__Task objective__: Count how many lines of the material hold "picture". Respond with that number alone.

__Listed records__:

◆ ◆ ◆

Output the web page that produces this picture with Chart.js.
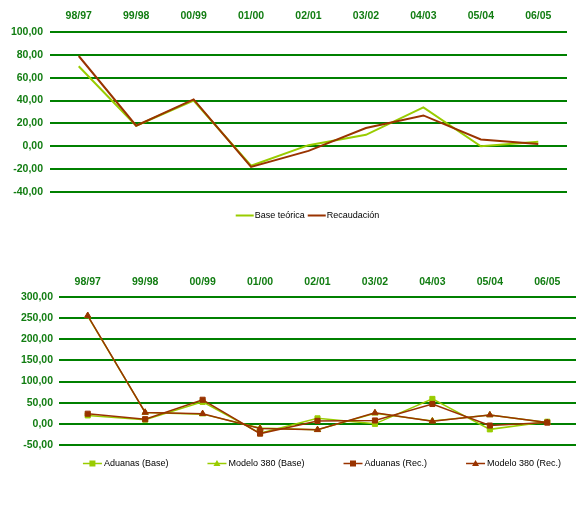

◆ ◆ ◆

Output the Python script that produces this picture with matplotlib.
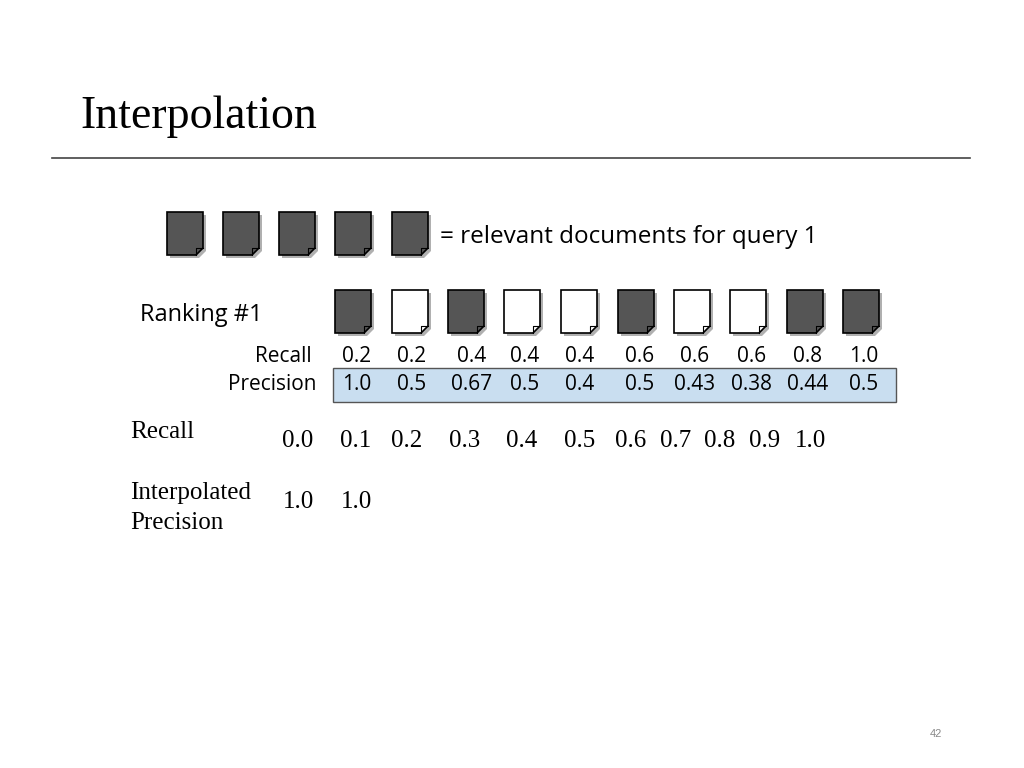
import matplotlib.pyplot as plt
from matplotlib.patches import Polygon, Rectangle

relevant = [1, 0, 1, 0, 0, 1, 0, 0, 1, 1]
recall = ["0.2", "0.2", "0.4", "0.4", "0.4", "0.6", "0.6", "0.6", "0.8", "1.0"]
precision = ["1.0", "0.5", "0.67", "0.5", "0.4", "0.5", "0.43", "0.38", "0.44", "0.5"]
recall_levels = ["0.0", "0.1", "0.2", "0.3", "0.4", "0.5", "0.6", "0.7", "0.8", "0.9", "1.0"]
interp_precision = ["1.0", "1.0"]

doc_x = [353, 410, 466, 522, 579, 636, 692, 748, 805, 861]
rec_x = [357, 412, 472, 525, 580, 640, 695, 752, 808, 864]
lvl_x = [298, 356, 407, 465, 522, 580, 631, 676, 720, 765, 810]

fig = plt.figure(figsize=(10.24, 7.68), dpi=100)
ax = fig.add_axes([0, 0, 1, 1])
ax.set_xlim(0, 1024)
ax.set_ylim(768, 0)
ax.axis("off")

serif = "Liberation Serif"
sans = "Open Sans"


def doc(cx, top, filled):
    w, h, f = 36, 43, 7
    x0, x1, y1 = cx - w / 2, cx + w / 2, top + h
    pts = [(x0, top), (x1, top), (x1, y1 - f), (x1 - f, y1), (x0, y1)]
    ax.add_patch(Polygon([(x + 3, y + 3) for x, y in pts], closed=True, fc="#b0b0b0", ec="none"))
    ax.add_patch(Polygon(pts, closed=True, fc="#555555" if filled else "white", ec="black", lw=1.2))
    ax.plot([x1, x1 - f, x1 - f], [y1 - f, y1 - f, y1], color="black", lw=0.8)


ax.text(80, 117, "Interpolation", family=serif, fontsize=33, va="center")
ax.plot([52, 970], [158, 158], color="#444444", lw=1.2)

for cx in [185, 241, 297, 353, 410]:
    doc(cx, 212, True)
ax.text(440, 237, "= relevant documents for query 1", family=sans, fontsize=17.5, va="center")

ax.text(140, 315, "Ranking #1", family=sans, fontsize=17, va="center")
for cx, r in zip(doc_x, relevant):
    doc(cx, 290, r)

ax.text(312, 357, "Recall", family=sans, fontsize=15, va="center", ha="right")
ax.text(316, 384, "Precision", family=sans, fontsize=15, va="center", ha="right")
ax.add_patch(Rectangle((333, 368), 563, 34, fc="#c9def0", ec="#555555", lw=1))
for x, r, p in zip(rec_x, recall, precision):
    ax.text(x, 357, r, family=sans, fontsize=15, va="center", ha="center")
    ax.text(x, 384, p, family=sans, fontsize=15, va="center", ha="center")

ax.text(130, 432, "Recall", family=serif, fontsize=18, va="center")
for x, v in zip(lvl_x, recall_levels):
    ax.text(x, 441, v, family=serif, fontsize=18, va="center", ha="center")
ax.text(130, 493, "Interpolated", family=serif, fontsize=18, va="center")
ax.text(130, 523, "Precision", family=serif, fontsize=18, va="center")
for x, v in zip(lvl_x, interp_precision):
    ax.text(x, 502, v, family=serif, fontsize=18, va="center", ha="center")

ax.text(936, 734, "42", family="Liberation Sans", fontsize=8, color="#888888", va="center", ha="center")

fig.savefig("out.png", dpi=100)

◆ ◆ ◆

__Written response__: 2